**Short exercise**
All entries below need to be written out exactly, but without their pictures.

**Data provided**
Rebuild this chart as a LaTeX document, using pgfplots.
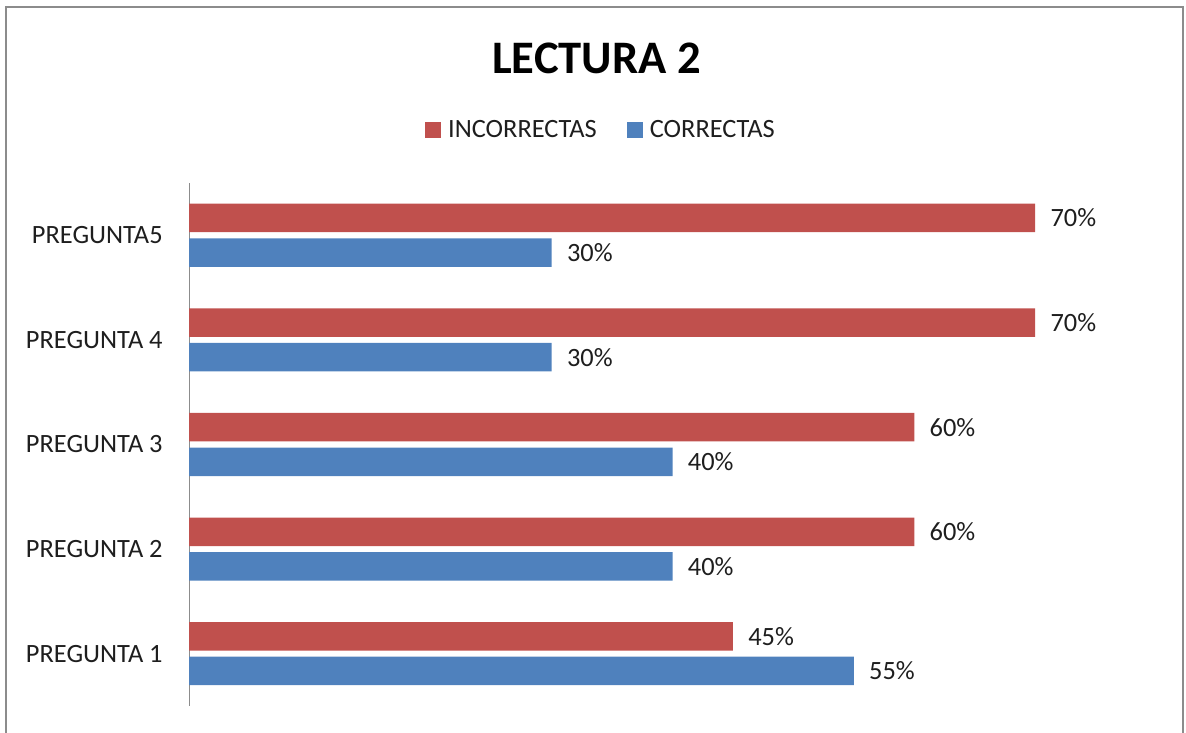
\documentclass[border=0pt]{standalone}
\usepackage{pgfplots}
\pgfplotsset{compat=1.18}
\usepackage{fontspec}
\setmainfont{Carlito}
\definecolor{barred}{HTML}{C0504D}
\definecolor{barblue}{HTML}{4F81BD}
\definecolor{framegray}{HTML}{8C8C8C}
\definecolor{txt}{HTML}{1E1E1E}
\begin{document}
\begin{tikzpicture}
\useasboundingbox (0pt,0pt) rectangle (593pt,366pt);
\draw[framegray, line width=1pt] (3.1pt,-2pt) -- (3.1pt,362.25pt) -- (591.7pt,362.25pt) -- (591.7pt,-2pt);
\node[anchor=base, inner sep=0, font=\fontsize{23.3}{28}\selectfont\bfseries] at (298.3pt,329.35pt) {LECTURA 2};
\begin{axis}[
  at={(94.5pt,13pt)}, anchor=south west,
  scale only axis, width=483.5pt, height=261.5pt,
  xmin=0, xmax=80, ymin=0.5, ymax=5.5,
  axis x line=none, axis y line*=left,
  y axis line style={draw=framegray, line width=0.5pt, -},
  ytick={1,2,3,4,5},
  yticklabels={PREGUNTA 1,PREGUNTA 2,PREGUNTA 3,PREGUNTA 4,PREGUNTA5},
  major tick length=0pt,
  yticklabel style={inner sep=0pt, xshift=-13pt, font=\fontsize{13.2}{15}\selectfont, text=txt},
  xbar, bar width=14.25pt,
  point meta=x,
  nodes near coords={\pgfmathprintnumber[assume math mode=true]{\pgfplotspointmeta}\%},
  every node near coord/.append style={anchor=west, inner sep=0pt, xshift=7.5pt, font=\fontsize{13.2}{15}\selectfont, text=txt},
  legend image code/.code={\path[fill] (0pt,-4pt) rectangle (8pt,4pt);},
  legend columns=2,
  legend style={at={(rel axis cs:0.425,1.1013)}, anchor=center, draw=none, fill=none,
    inner sep=0pt, font=\fontsize{13.2}{15}\selectfont, text=txt,
    nodes={inner sep=0pt}, column sep=3.5pt,
    /tikz/every even column/.append style={column sep=15pt}},
  clip=false,
]
\addplot[fill=barred, draw=none, bar shift=8.65pt] coordinates {(45,1) (60,2) (60,3) (70,4) (70,5)};
\addlegendentry{INCORRECTAS}
\addplot[fill=barblue, draw=none, bar shift=-8.65pt] coordinates {(55,1) (40,2) (40,3) (30,4) (30,5)};
\addlegendentry{CORRECTAS}
\end{axis}
\end{tikzpicture}
\end{document}
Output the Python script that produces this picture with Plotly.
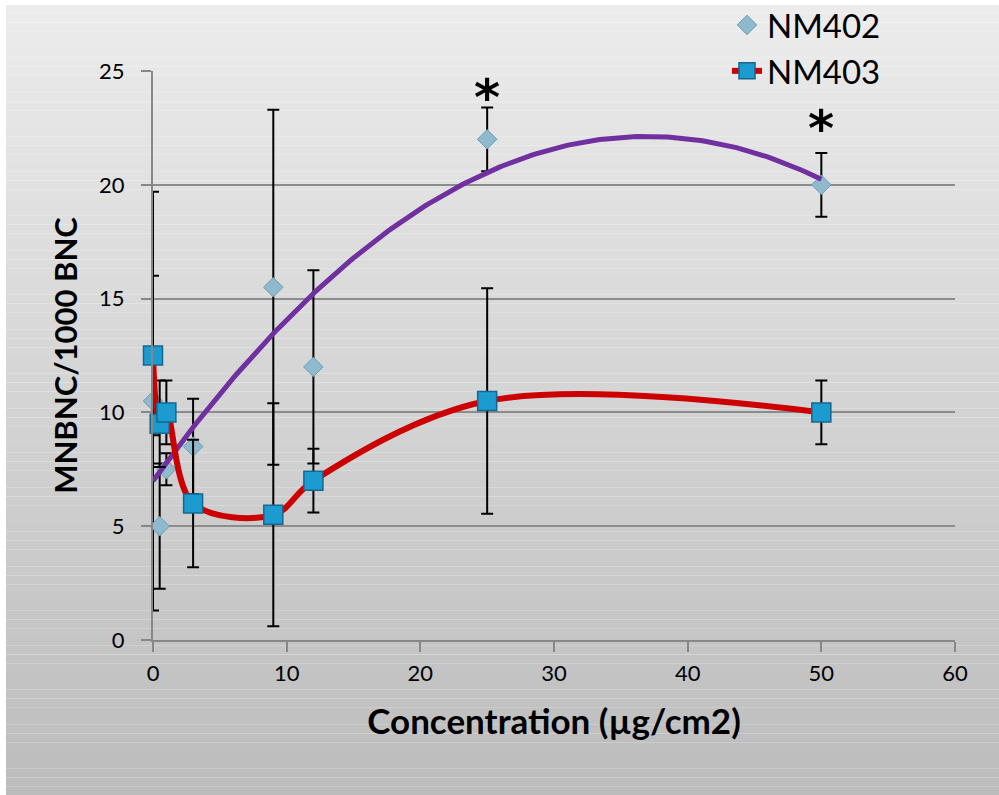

**Finished exercise**
Rebuild this chart as a LaTeX document, using pgfplots.
\documentclass[border=0pt]{standalone}
\usepackage{pgfplots}
\pgfplotsset{compat=1.18}
\usepackage{fontspec}
\setmainfont{Carlito}
\definecolor{barred}{HTML}{C0504D}
\definecolor{barblue}{HTML}{4F81BD}
\definecolor{framegray}{HTML}{8C8C8C}
\definecolor{txt}{HTML}{1E1E1E}
\begin{document}
\begin{tikzpicture}
\useasboundingbox (0pt,0pt) rectangle (593pt,366pt);
\draw[framegray, line width=1pt] (3.1pt,-2pt) -- (3.1pt,362.25pt) -- (591.7pt,362.25pt) -- (591.7pt,-2pt);
\node[anchor=base, inner sep=0, font=\fontsize{23.3}{28}\selectfont\bfseries] at (298.3pt,329.35pt) {LECTURA 2};
\begin{axis}[
  at={(94.5pt,13pt)}, anchor=south west,
  scale only axis, width=483.5pt, height=261.5pt,
  xmin=0, xmax=80, ymin=0.5, ymax=5.5,
  axis x line=none, axis y line*=left,
  y axis line style={draw=framegray, line width=0.5pt, -},
  ytick={1,2,3,4,5},
  yticklabels={PREGUNTA 1,PREGUNTA 2,PREGUNTA 3,PREGUNTA 4,PREGUNTA5},
  major tick length=0pt,
  yticklabel style={inner sep=0pt, xshift=-13pt, font=\fontsize{13.2}{15}\selectfont, text=txt},
  xbar, bar width=14.25pt,
  point meta=x,
  nodes near coords={\pgfmathprintnumber[assume math mode=true]{\pgfplotspointmeta}\%},
  every node near coord/.append style={anchor=west, inner sep=0pt, xshift=7.5pt, font=\fontsize{13.2}{15}\selectfont, text=txt},
  legend image code/.code={\path[fill] (0pt,-4pt) rectangle (8pt,4pt);},
  legend columns=2,
  legend style={at={(rel axis cs:0.425,1.1013)}, anchor=center, draw=none, fill=none,
    inner sep=0pt, font=\fontsize{13.2}{15}\selectfont, text=txt,
    nodes={inner sep=0pt}, column sep=3.5pt,
    /tikz/every even column/.append style={column sep=15pt}},
  clip=false,
]
\addplot[fill=barred, draw=none, bar shift=8.65pt] coordinates {(45,1) (60,2) (60,3) (70,4) (70,5)};
\addlegendentry{INCORRECTAS}
\addplot[fill=barblue, draw=none, bar shift=-8.65pt] coordinates {(55,1) (40,2) (40,3) (30,4) (30,5)};
\addlegendentry{CORRECTAS}
\end{axis}
\end{tikzpicture}
\end{document}
Output the Python script that produces this picture with Plotly.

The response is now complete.